L’épidémie qui a frappé l’Amérique latine dans les années 1990 (plus d’1,2 million de cas, près de 12 000 morts enregistrés) était nouvelle, elle aussi, le continent n’ayant pas connu la maladie au cours du denier siècle. Elle est arrivée dans des eaux de ballast rejetées par un bateau chinois à Lima, se propageant à la plupart des pays du continent à l’exception de la Caraïbe et de l’Uruguay. L’affinité du germe pour le phyto-zooplancton, les crustacés et certaines plantes aquatiques assure sa pérennité et déjoue les prévisions de survenue, des phénomènes climatiques tels El Nino intervenant également dans sa diffusion.

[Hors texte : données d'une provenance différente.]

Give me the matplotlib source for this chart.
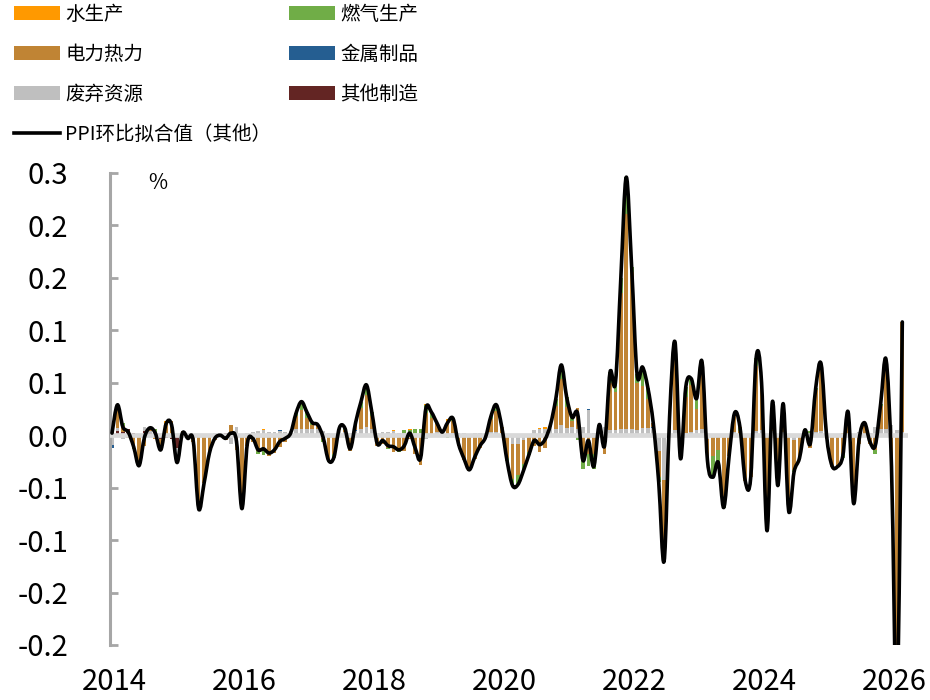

Selon David Sack, de l’université Johns Hopkins (Maryland), l’épidémie actuelle est vraisemblablement liée à l’augmentation de la salinité et de la température des eaux de l’estuaire de l’Artibonite, phénomène lui-même lié au réchauffement climatique. Le zoo-phytoplancton et l’effet de serre seraient donc les coupables plausibles. Le vibrion cholérique prospère dans les eaux saumâtres stagnantes et les planctons où il peut survivre des années, ce qui laisse prévoir que des foyers persisteront durablement, Saint-Domingue ne pouvant échapper à l’épidémie.
Ce qui est étonnant n’est donc pas qu’une épidémie ait éclaté, mais qu’elle ne soit pas survenue avant, lorsqu’elle circulait dans l’ensemble du continent. Quoi qu’il en soit, nous sommes malheureusement assurés que la présence du germe sera durable. C’est ce qu’a annoncé récemment l’Organisation mondiale de la santé (OMS), ajoutant que 200 000 personnes risquaient d’être atteintes par la maladie.
Si la première partie de cette déclaration est scientifiquement fondée, on peut toutefois s’interroger sur la pertinence de la seconde, tout particulièrement dans les conditions actuelles. D’une part, en effet, les vertus prédictives des modèles épidémiologiques utilisés par cette organisation n’ont pas été vérifiées à ce jour, c’est le moins qu’on puisse en dire, si l’on se souvient des deux milliards de cas de grippe H1N1 annoncés en 2009, pour ne parler que de la prévision la plus récente.
D’autre part, une telle prophétie, à laquelle il n’y a donc pas lieu d’accorder plus de crédit qu’aux précédentes, ne fait que rajouter à l’angoisse sans faire avancer le moins du monde le dispositif médical défaillant.
Ce dont ont besoin les Haïtiens et les équipes médicales débordées, c’est d’une mobilisation des secours d’urgence, non de prophètes de catastrophes.
Rony Brauman, directeur d’études à la Fondation Médecins sans frontières/Crash, professeur associé à Sciences Po.